For low-wage earners, staying at home is a luxury they cannot afford
April 22, 2021

By JANESS ANN J. ELLAO
Bulatlat.com

MANILA – A street sweeper in Marikina, Mechelle Radolla could not believe it when she tested positive for COVID-19. This despite all her precautions such as wearing face mask and face shield, and observing physical distancing.

“My work compels me to be outside, and it is the same for others who are out there working or looking for one. If we can afford to stay at home, we would for sure,” Radolla told Bulatlat in a phone interview.

Last month, she and 15 other colleagues who are considered government frontliners tested positive to the dreaded virus. Her husband and three children aged 16, 11, and six were put in home quarantine, while Radolla was brought to the village’s isolation facility. If there is any consolation, it would be that she was asymptomatic and her family did not show any symptoms too.

The day after she stepped out of her 14-day isolation, 39-year-old Radolla returned to work without fanfare. It was the only work she had come to know. Her husband, who was in quarantine for two weeks, lost his daily income.

Radolla belongs to the “productive age group” of 20 to 49 or those in the workforce afflicted by the virus. The health department recently said that not only are cases in this age group increasing, but they are also experiencing more severe symptoms.

Since July last year, a study of the University of the Philippines Population Institute and the Demographic Research and Development Foundation noted, “Over time and as the number of cases increased, the distribution across age groups has shifted, skewing towards the younger population.”

Providing due social protection would have contributed to keeping people from leaving their homes but urban poor group Kadamay said the government’s financial aid has been “slow and too little.” They noted that the $20-aid per individual is a far cry from the $206 that progressive groups are demanding.

Less income makes people more vulnerable

Radolla said she digs her own shallow pocket to buy face masks, shields, and alcohol.

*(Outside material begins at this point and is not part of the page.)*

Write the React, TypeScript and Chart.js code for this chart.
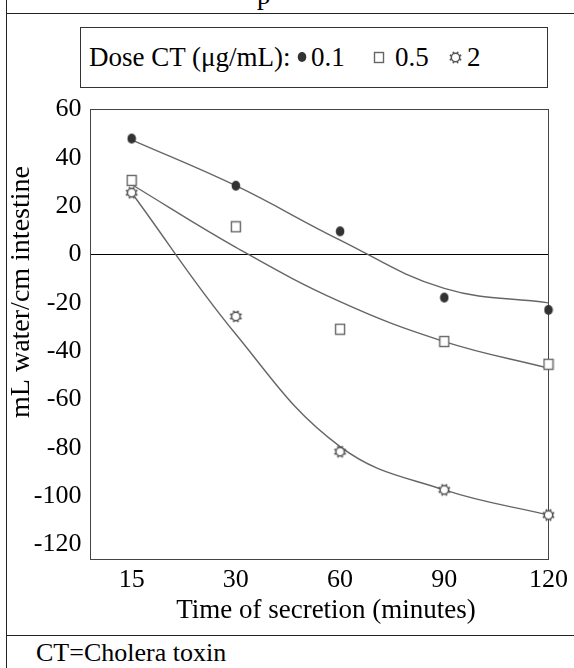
import React, { useEffect, useRef } from "react";
import { Chart, registerables } from "chart.js";

Chart.register(...registerables);

// ---------- data ----------
const categories = ["15", "30", "60", "90", "120"];
const xIndex = [0, 1, 2, 3, 4];
const dose01Points = [48, 28.5, 9.6, -17.8, -22.9];
const dose05Points = [30.7, 11.5, -30.9, -36, -45.4];
const dose2Points = [25.6, -25.6, -81.6, -97.4, -107.8];
const dose01Fit = [47.5, 28.5, 6, -14, -20];
const dose05Fit = [29, 3, -19.5, -36, -47];
const dose2Fit = [25.6, -33, -79.5, -97.4, -107.8];
const yTickValues = [-120, -100, -80, -60, -40, -20, 0, 20, 40, 60];
const legendTitle = "Dose CT (μg/mL):";
const legendLabels = ["0.1", "0.5", "2"];
const xTitle = "Time of secretion (minutes)";
const yTitle = "mL water/cm intestine";
const footnote = "CT=Cholera toxin";
const headerFragment = "p";

// ---------- layout / style ----------
const FONT = "'Liberation Serif', 'Times New Roman', Times, serif";
const CANVAS_LEFT = 6;
const CANVAS_TOP = 85;
const CANVAS_W = 568;
const CANVAS_H = 550;
const LINE = "#222";

type MarkerKind = "dot" | "square" | "sun";
const MARKER_SIZE: Record<MarkerKind, [number, number]> = {
  dot: [10, 12],
  square: [12, 13],
  sun: [15, 15],
};

function drawMarker(kind: MarkerKind, c: HTMLCanvasElement) {
  const [w, h] = MARKER_SIZE[kind];
  c.width = w;
  c.height = h;
  const g = c.getContext("2d")!;
  g.clearRect(0, 0, w, h);
  if (kind === "dot") {
    g.fillStyle = "#333";
    g.beginPath();
    g.ellipse(w / 2, h / 2, 4.3, 5, 0, 0, Math.PI * 2);
    g.fill();
  } else if (kind === "square") {
    g.fillStyle = "#fff";
    g.fillRect(1, 1, 10, 11);
    g.strokeStyle = "#666";
    g.lineWidth = 1.4;
    g.strokeRect(1.5, 1.5, 9, 10);
  } else {
    const cx = w / 2;
    const cy = h / 2;
    g.strokeStyle = "#555";
    g.fillStyle = "#fff";
    g.lineWidth = 1.5;
    g.beginPath();
    g.arc(cx, cy, 4.2, 0, Math.PI * 2);
    g.fill();
    g.stroke();
    g.lineWidth = 1.7;
    for (let i = 0; i < 8; i++) {
      const a = (i * Math.PI) / 4 + Math.PI / 8;
      g.beginPath();
      g.moveTo(cx + Math.cos(a) * 4.6, cy + Math.sin(a) * 4.6);
      g.lineTo(cx + Math.cos(a) * 6.2, cy + Math.sin(a) * 6.2);
      g.stroke();
    }
  }
  return c;
}

function makeMarker(kind: MarkerKind): HTMLCanvasElement {
  return drawMarker(kind, document.createElement("canvas"));
}

function LegendMarker({ kind, cx, cy }: { kind: MarkerKind; cx: number; cy: number }) {
  const ref = useRef<HTMLCanvasElement | null>(null);
  const [w, h] = MARKER_SIZE[kind];
  useEffect(() => {
    if (ref.current) drawMarker(kind, ref.current);
  }, [kind]);
  return (
    <canvas
      ref={ref}
      width={w}
      height={h}
      style={{ position: "absolute", left: cx - w / 2, top: cy - h / 2, width: w, height: h }}
    />
  );
}

export default function App() {
  const canvasRef = useRef<HTMLCanvasElement | null>(null);

  useEffect(() => {
    const canvas = canvasRef.current;
    if (!canvas) return;
    const dot = makeMarker("dot");
    const sq = makeMarker("square");
    const sun = makeMarker("sun");
    const toXY = (vals: number[]) => vals.map((y, i) => ({ x: xIndex[i], y }));

    const fitDs = (vals: number[], label: string) => ({
      label,
      data: toXY(vals),
      showLine: true,
      borderColor: "#666",
      borderWidth: 1.4,
      pointRadius: 0,
      tension: 0.4,
      fill: false,
      order: 2,
      clip: false as const,
    });
    const markDs = (img: HTMLCanvasElement, vals: number[], label: string) => ({
      label,
      data: toXY(vals),
      showLine: false,
      pointStyle: img,
      pointRadius: 6,
      order: 1,
      clip: false as const,
    });

    const framePlugin = {
      id: "frameAndTitles",
      beforeDatasetsDraw(chart: any) {
        const { ctx, chartArea } = chart;
        const x0 = Math.floor(chartArea.left) + 0.5;
        const y0 = Math.floor(chartArea.top) + 0.5;
        const x1 = Math.floor(chartArea.right) + 0.5;
        const y1 = Math.floor(chartArea.bottom) + 0.5;
        ctx.save();
        ctx.strokeStyle = "#444";
        ctx.lineWidth = 1;
        ctx.strokeRect(x0, y0, x1 - x0, y1 - y0);
        ctx.restore();
      },
      afterDraw(chart: any) {
        const { ctx } = chart;
        ctx.save();
        ctx.fillStyle = "#000";
        ctx.font = `27px ${FONT}`;
        ctx.textAlign = "center";
        ctx.textBaseline = "middle";
        ctx.fillText(xTitle, 326 - CANVAS_LEFT, 611 - CANVAS_TOP);
        ctx.font = `28px ${FONT}`;
        ctx.translate(22 - CANVAS_LEFT, 292 - CANVAS_TOP);
        ctx.rotate(-Math.PI / 2);
        ctx.fillText(yTitle, 0, 0);
        ctx.restore();
      },
    };

    const tickFont = { family: FONT, size: 26 };

    const chart = new Chart(canvas, {
      type: "scatter",
      data: {
        datasets: [
          markDs(dot, dose01Points, legendLabels[0]),
          markDs(sq, dose05Points, legendLabels[1]),
          markDs(sun, dose2Points, legendLabels[2]),
          fitDs(dose01Fit, "fit " + legendLabels[0]),
          fitDs(dose05Fit, "fit " + legendLabels[1]),
          fitDs(dose2Fit, "fit " + legendLabels[2]),
        ] as any,
      },
      options: {
        animation: false,
        responsive: false,
        events: [],
        layout: { padding: { left: 0, top: 0, right: 21.3, bottom: 36 } },
        plugins: {
          legend: { display: false },
          tooltip: { enabled: false },
          title: { display: false },
        },
        scales: {
          x: {
            type: "linear",
            min: -0.395,
            max: 4,
            afterBuildTicks: (s: any) => {
              s.ticks = xIndex.map((v) => ({ value: v }));
            },
            afterFit: (s: any) => {
              s.height = 40;
            },
            grid: { display: false, drawTicks: false },
            border: { display: false },
            ticks: {
              font: tickFont,
              color: "#000",
              padding: 6,
              maxRotation: 0,
              autoSkip: false,
              callback: (v: any) => {
                const i = xIndex.indexOf(Number(v));
                return i >= 0 ? categories[i] : "";
              },
            },
          },
          y: {
            type: "linear",
            min: -126,
            max: 60,
            afterBuildTicks: (s: any) => {
              s.ticks = yTickValues.map((v) => ({ value: v }));
            },
            afterFit: (s: any) => {
              s.width = 84.5;
            },
            grid: {
              drawTicks: false,
              lineWidth: 1,
              color: (c: any) => (c.tick && c.tick.value === 0 ? "#000" : "rgba(0,0,0,0)"),
            },
            border: { display: false },
            ticks: { font: tickFont, color: "#000", padding: 9 },
          },
        },
      },
      plugins: [framePlugin],
    });
    return () => chart.destroy();
  }, []);

  const textBase: React.CSSProperties = {
    position: "absolute",
    fontFamily: FONT,
    whiteSpace: "nowrap",
    color: "#000",
  };
  const legendText: React.CSSProperties = {
    ...textBase,
    top: 28,
    height: 59,
    fontSize: 27,
    lineHeight: "59px",
  };

  return (
    <div
      style={{
        position: "fixed",
        left: 0,
        top: 0,
        width: 574,
        height: 668,
        overflow: "hidden",
        background: "#fff",
        fontFamily: FONT,
      }}
    >
      {/* header fragment (cut-off title) */}
      <div style={{ ...textBase, left: 257, top: -17.6, fontSize: 27, lineHeight: "27px" }}>
        {headerFragment}
      </div>
      {/* outer frame lines */}
      <div style={{ position: "absolute", left: 6, top: 0, width: 1, height: 668, background: LINE }} />
      <div style={{ position: "absolute", left: 6, top: 13, width: 568, height: 1, background: LINE }} />
      <div style={{ position: "absolute", left: 6, top: 635, width: 568, height: 1, background: LINE }} />

      {/* legend */}
      <div
        style={{
          position: "absolute",
          left: 80,
          top: 27,
          width: 468,
          height: 61,
          boxSizing: "border-box",
          border: "1px solid #333",
        }}
      />
      <div style={{ ...legendText, left: 89 }}>{legendTitle}</div>
      <LegendMarker kind="dot" cx={301.5} cy={57} />
      <div style={{ ...legendText, left: 311 }}>{legendLabels[0]}</div>
      <LegendMarker kind="square" cx={378.5} cy={57.5} />
      <div style={{ ...legendText, left: 395 }}>{legendLabels[1]}</div>
      <LegendMarker kind="sun" cx={455} cy={57.5} />
      <div style={{ ...legendText, left: 467 }}>{legendLabels[2]}</div>

      {/* chart */}
      <canvas
        ref={canvasRef}
        width={CANVAS_W}
        height={CANVAS_H}
        style={{ position: "absolute", left: CANVAS_LEFT, top: CANVAS_TOP, width: CANVAS_W, height: CANVAS_H }}
      />

      {/* footnote */}
      <div style={{ ...textBase, left: 36, top: 640, fontSize: 26, lineHeight: "26px" }}>{footnote}</div>
    </div>
  );
}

Whenever her budget is tight, she would opt for cloth masks that she can wash and reuse.

Another Marikina-based worker, Maria Luisa Fabella, said she also shoulders the costs of most of their protective gear and the increased transportation cost. This is aggravated by the lesser salary she has been receiving as her company of 22 years only employs a skeletal workforce of about 40 percent.

Before the pandemic, Fabella earns a weekly salary of $78. But due to loans and other deductions, she only takes home about $31 or even lower. Now that workdays have been reduced to two or three a week, she receives a measly weekly pay of at least $10, not enough for the needs of her family of five.

In its 2020 report, the International Labor Organization said a total of 10.9 million Filipino workers, 38 percent of them women, stood to either have lesser income or lose their jobs completely. The ILO also recommended that income and in-kind allowance, along with social protection measures, should be provided to build a “better normal.”

Fabella, however, said, she received no financial aid from the government.

Other forms of assistance, such as transport services that could have provided them easier and safer means of reporting to work, were not provided to them by their company. When the lockdown was first imposed last year, she would walk to and from her work for over an hour. Tricycles were later allowed to ply the roads of the Philippine capital but fares rose from $0.83 to $1.45 per trip.

President Duterte approved the release of a P22.9 billion financial aid for 22.9 million low-income residents of the National Capital Region, and the neighboring provinces of Bulacan, Rizal, Laguna and Cavite. Beneficiaries were set to receive P1,000 each to a maximum of P4,000 per family.

On April 17, however, the government news PNA reported that only 4.47 billion aid has been distributed, which is equivalent to about 40 percent of the allocated funds for the financial aid.

In the workplace

Fabella said they are able to maintain physical distancing while at work, where she operates a big machine that puts thread on spools. Interaction between workers though do happen during their breaks or over meals.

As of now, their company has 10 active cases among its workers. Fabella said that per their contact tracing, they did not contract the virus while at work, because CCTV footage revealed that there was no direct interaction between them. They instead suspected that their co-workers contracted the virus at home as their other family members also tested positive.

Meanwhile, those who interacted with COVID-positive workers were not allowed to go to work for 14 days, which also meant no income for them.

Earlier, Vice President Leni Robredo observed that “resistance to undergo swab testing is real.”

“People are worried that if they test positive and are required to isolate, they will not be able to work and their families might go hungry. Delikado ito (This is dangerous),” she said in a tweet after her office began a mobile swab test.

To convince people to get tested, Robredo suggested that they be provided with cash assistance equivalent to at least the minimum wage for every day that they are not able to work because they are in isolation. She noted that her office does not have the resources to do this.

Progressive lawmakers are pushing for a 14-day pandemic leave, which will benefit workers who are compelled to work because of “no work, no pay schemes.” The House Bill No. 7907 or the Paid Pandemic Leave Law of 2020, however, is neither certified urgent nor signed into law.

While workers continue to wait for much-needed social protection, Fabella said she must continue to work to earn a living for her family. Every time she takes a jeepney to work, she would say a little prayer – hoping not to contract the virus and bring it home to the rest of her family.